WIRX
- St. Joseph, Michigan; United States;
- Broadcast area: Benton Harbor, Michigan
- Frequency: 107.1 MHz (HD Radio)
- Branding: WIRX

Programming
- Format: Mainstream rock
- Affiliations: Detroit Lions Radio Network

Ownership
- Owner: Mid-West Family Broadcasting; (WSJM, Inc.);
- Sister stations: WCSY-FM; WCXT; WQYQ; WRRA-FM; WSJM-FM;

History
- First air date: June 20, 1966 (as WSJM-FM)
- Former call signs: WSJM-FM (1965–1969)
- Call sign meaning: Music Works

Technical information
- Licensing authority: FCC
- Facility ID: 74005
- Class: A
- ERP: 1,200 watts
- HAAT: 152 meters (499 ft)
- Repeater: 94.3 WYRX-FM (Plymouth, Indiana)

Links
- Public license information: Public file; LMS;
- Webcast: Listen live
- Website: www.wirx.com

= WIRX =

WIRX (107.1 FM) is a mainstream rock radio station owned by Mid-West Family Broadcasting located in Benton Harbor, Michigan. The station's city of license is St. Joseph, Michigan broadcasting in HD from a tower at the edge of Benton Township, Michigan. Its programming is also simulcast to the South Bend–Mishawaka metropolitan area on WYRX-FM (94.3) in Plymouth, Indiana.

==History==
According to the "History of 107.1 FM St. Joseph", the 107.1 frequency was started as a music outlet to sister station WSJM in 1964 by Mid-West Family Broadcasting (MWF), which is based in Madison, Wisconsin. WSJM-FM began broadcasting in stereo on 107.1 MHz in 1965 and regularly provided stereo remote broadcasts by the Twin Cities Symphony and other events.

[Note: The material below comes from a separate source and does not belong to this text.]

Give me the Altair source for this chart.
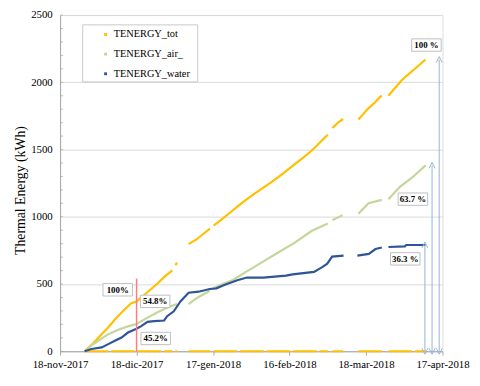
import altair as alt
import pandas as pd

# ---------------- data (x = days since 18-nov-2017, None = gap in logging) ----------------
series_names = ["TENERGY_tot", "TENERGY_air_", "TENERGY_water"]
series_colors = ["#FFC000", "#C3D69B", "#2F5597"]

tot_days = [9.6, 13, 16.3, 19, 21.5, 24.5, 27.9, 30, 34, 38.2, 41, 44, None,
            45.2, 45.9, None,
            50.4, 53.6, 56, 58.8, None,
            60.2, 63, 66.5, 69.5, 72.9, 76, 79.3, 82.5, 85.7, 89, 92.2, 95.5, 98.6, 100.5, 102.5, 105, None,
            106.8, 109, 111, None,
            117, 119, 121, 123.5, 125.6, 126.2, None,
            128.8, 131, 134, 136, 138.4, 141, 143.3]
tot_vals = [0, 60, 127, 180, 236, 295, 358, 370, 435, 504, 555, 602, None,
            640, 658, None,
            797, 833, 870, 912, None,
            935, 975, 1028, 1075, 1126, 1168, 1211, 1252, 1296, 1345, 1394, 1442, 1491, 1525, 1564, 1610, None,
            1660, 1700, 1727, None,
            1723, 1765, 1808, 1850, 1893, 1900, None,
            1900, 1950, 2015, 2050, 2088, 2130, 2169]

air_days = [9.6, 12, 15, 18.9, 22.8, 26.6, 30, 34.3, 38.2, 43.3, 45.9, None,
            50.4, 54, 58.7, None,
            60.2, 63, 67.8, 72.9, 79.3, 85.7, 92.2, 98.6, 105, None,
            106.8, 110.8, None,
            117, 121, 126.2, None,
            128.8, 133.3, 138.4, 143.3]
air_vals = [0, 40, 78, 127, 160, 185, 203, 250, 290, 335, 351, None,
            351, 400, 450, None,
            470, 495, 530, 590, 663, 736, 809, 894, 950, None,
            975, 1011, None,
            1023, 1101, 1126, None,
            1131, 1223, 1296, 1382]

water_days = [9.6, 12.3, 16.3, 18.9, 21.5, 24.1, 26.6, 30, 31.8, 34.3, 36.9, 40.8, 42, 44.6, 47.2,
              50.4, 54.3, 58.7, 61.3, 64.4, 69.5, 73.3, 79.7, 88.6, 91.2, 99.6, 102.8, 104.8,
              106.7, 111.2, None,
              116.6, 121.1, 123.7, 126.2, None,
              128.8, 135.2, 135.8, 143.3]
water_vals = [0, 17, 29, 53, 78, 102, 139, 167, 187, 219, 224, 229, 261, 297, 370,
              435, 443, 463, 468, 492, 528, 548, 548, 562, 572, 590, 626, 651,
              704, 711, None,
              711, 724, 760, 772, None,
              775, 780, 790, 790]

# zero-level yellow trace along the x axis (same logging gaps)
zero_days = [9.6, 44, None, 45.2, 45.9, None, 50.4, 58.8, None, 60.2, 105, None,
             106.8, 111, None, 117, 126.2, None, 128.8, 143.3]

tick_values = [0, 30, 60, 90, 120, 150]
tick_labels = ["18-nov-2017", "18-dic-2017", "17-gen-2018", "16-feb-2018", "18-mar-2018", "17-apr-2018"]
y_major = [0, 500, 1000, 1500, 2000, 2500]
y_minor = list(range(0, 2501, 100))

marker_day = [30]
marker_top = [540]

arrow_days = [143.1, 145.9, 148.7]
arrow_tops = [790, 1382, 2169]

ann_labels = ["100%", "54.8%", "45.2%", "100 %", "63.7 %", "36.3 %"]
ann_days = [22.6, 37.3, 37.5, 143.7, 138.4, 135.4]
ann_vals = [457, 371, 95, 2277, 1131, 687]

# ---------------- build tables ----------------
def build(name, days, vals):
    rows, seg = [], 0
    for d, v in zip(days, vals):
        if d is None:
            seg += 1
            continue
        rows.append({"series": name, "day": d, "kwh": v, "seg": f"{name}-{seg}"})
    return rows

rows = (build(series_names[0], tot_days, tot_vals)
        + build(series_names[1], air_days, air_vals)
        + build(series_names[2], water_days, water_vals))
lines_df = pd.DataFrame(rows)
lines_df["order"] = lines_df["series"].map({n: i for i, n in enumerate(series_names)})

zero_df = pd.DataFrame(build("zero", zero_days, [0 if d is not None else None for d in zero_days]))

marker_df = pd.DataFrame({"day": marker_day, "y0": [0] * len(marker_day), "y1": marker_top})
arrow_df = pd.DataFrame({"day": arrow_days, "y0": [0] * len(arrow_days), "y1": arrow_tops})
ann_df = pd.DataFrame({"label": ann_labels, "day": ann_days, "kwh": ann_vals})
minor_df = pd.DataFrame({"day": [0] * len(y_minor), "kwh": y_minor})

SERIF = "Liberation Serif"
label_expr = "[" + ",".join(f"'{t}'" for t in tick_labels) + "][round(datum.value/30)]"

x_scale = alt.Scale(domain=[0, 150], nice=False, zero=False)
y_scale = alt.Scale(domain=[0, 2500], nice=False, zero=False)

x_enc = alt.X("day:Q", scale=x_scale, axis=alt.Axis(
    values=tick_values, labelExpr=label_expr, title=None, grid=False,
    labelFont=SERIF, labelFontSize=11, labelColor="#000000", labelPadding=4,
    labelFlush=False, labelOverlap=False,
    tickSize=4, tickColor="#A6A6A6", domainColor="#A6A6A6"))

y_enc = alt.Y("kwh:Q", scale=y_scale, axis=alt.Axis(
    values=y_major, format="d", labelOverlap=False, labelFlush=False,
    title="Thermal Energy (kWh)", titleFont=SERIF, titleFontSize=14, titleFontWeight="normal",
    titleColor="#000000", titlePadding=3, titleY=178,
    labelFont=SERIF, labelFontSize=11, labelColor="#000000", labelPadding=8,
    tickSize=0, domainColor="#A6A6A6", gridColor="#D9D9D9"))

legend_box = alt.Chart(pd.DataFrame({"k": [0]})).mark_rect(
    fill="white", stroke="#C8C8C8", strokeWidth=1).encode(
    x=alt.value(23), x2=alt.value(140), y=alt.value(10), y2=alt.value(68))

minor_ticks = alt.Chart(minor_df).mark_tick(color="#A6A6A6", orient="horizontal", size=3, thickness=1, xOffset=1.5).encode(
    x=alt.X("day:Q", scale=x_scale), y=alt.Y("kwh:Q", scale=y_scale))

zero_line = alt.Chart(zero_df).mark_line(color="#FFC000", strokeWidth=2, strokeDash=[24, 3]).encode(
    x=x_enc, y=y_enc, detail="seg:N")

lines = alt.Chart(lines_df).mark_line(strokeWidth=2.2).encode(
    x=x_enc, y=y_enc,
    color=alt.Color("series:N", scale=alt.Scale(domain=series_names, range=series_colors),
                    legend=alt.Legend(title=None, orient="none", legendX=41, legendY=14.5,
                                      symbolType="square", symbolSize=2, symbolStrokeWidth=1.5,
                                      labelFont=SERIF, labelFontSize=10.5, labelColor="#000000",
                                      rowPadding=9, labelOffset=3, padding=0)),
    detail="seg:N", order="order:Q")

marker = alt.Chart(marker_df).mark_rule(color="#FF7C80", strokeWidth=1.5).encode(
    x=alt.X("day:Q", scale=x_scale), y=alt.Y("y0:Q", scale=y_scale), y2="y1:Q")

arrows = alt.Chart(arrow_df).mark_rule(color="#95B3D7", strokeWidth=1).encode(
    x=alt.X("day:Q", scale=x_scale), y=alt.Y("y0:Q", scale=y_scale), y2="y1:Q")
arrow_top = alt.Chart(arrow_df).mark_point(
    shape="M-1,1L0,-1L1,1", size=36, filled=False, color="#95B3D7", strokeWidth=1, opacity=1).encode(
    x=alt.X("day:Q", scale=x_scale), y=alt.Y("y1:Q", scale=y_scale))
arrow_bot = alt.Chart(arrow_df).mark_point(
    shape="M-1,-1L0,1L1,-1", size=36, filled=False, color="#95B3D7", strokeWidth=1, opacity=1).encode(
    x=alt.X("day:Q", scale=x_scale), y=alt.Y("y0:Q", scale=y_scale))

ann_box = alt.Chart(ann_df).mark_point(
    shape="M-1,-0.42L1,-0.42L1,0.42L-1,0.42Z", size=900, filled=True, fill="white",
    stroke="#BFBFBF", strokeWidth=1, opacity=1, fillOpacity=1).encode(
    x=alt.X("day:Q", scale=x_scale), y=alt.Y("kwh:Q", scale=y_scale))
ann_text = alt.Chart(ann_df).mark_text(font=SERIF, fontSize=9, fontWeight="bold", color="#000000").encode(
    x=alt.X("day:Q", scale=x_scale), y=alt.Y("kwh:Q", scale=y_scale), text="label:N")

chart = alt.layer(legend_box, zero_line, lines, minor_ticks, marker, arrows, arrow_top, arrow_bot, ann_box, ann_text).properties(
    width=389, height=342,
    autosize=alt.AutoSizeParams(type="none"),
    padding={"left": 53, "top": 4, "right": 30, "bottom": 22},
).configure_view(stroke="#D9D9D9").configure(background="white")

chart.save("out.html", embed_options={"renderer": "svg", "actions": False})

In 1969, the station changed its call letters to WIRX and switched to a completely jockless, automated Country format, tagged "WIRX Country".

In 1979, WYRX introduced an AOR/Top 40 ("Rock 40") format as "Rock 107 WIRX, The Music Works", playing artists from both the current and past years of rock.

The station switched its format slightly to a more AC-leaning rock format and was rebranded as "Magic 107 WIRX" with Jim Gifford and The Champions of Breakfast as the morning show.

Previous logo

WIRX returned to "Rock 107 WIRX" in 1991 and began running a mainstream rock format which it continues to do to this day.

Former program directors include Jim Gifford, Brian Maloney, Shelley Morgan, and Robb Rose.

The station is managed on a local level to this day, much as it was when it first came on the air.

On January 6, 2025, Mid-West Family Broadcasting began simulcasting to the South Bend–Mishawaka metropolitan area on WYRX-FM (94.3) in Plymouth, Indiana, which had previously offered a classic rock format.

WIRX is an affiliate of the weekly syndicated Pink Floyd show "Floydian Slip."

==Morning shows==
The station has had several morning shows over the last decade. Hosts have included John Jay with Brother Phil, the syndicated Free Beer and Hot Wings, The Jason Lee show featuring Hunter, Rex Charger, and the "Plan B Morning Show" with Brock Havens. When the station began simulcasting on WYRX-FM in 2025, WIRX began airing the syndicated Bob & Tom Show, which WYRX (as WZOC) had already been airing in South Bend.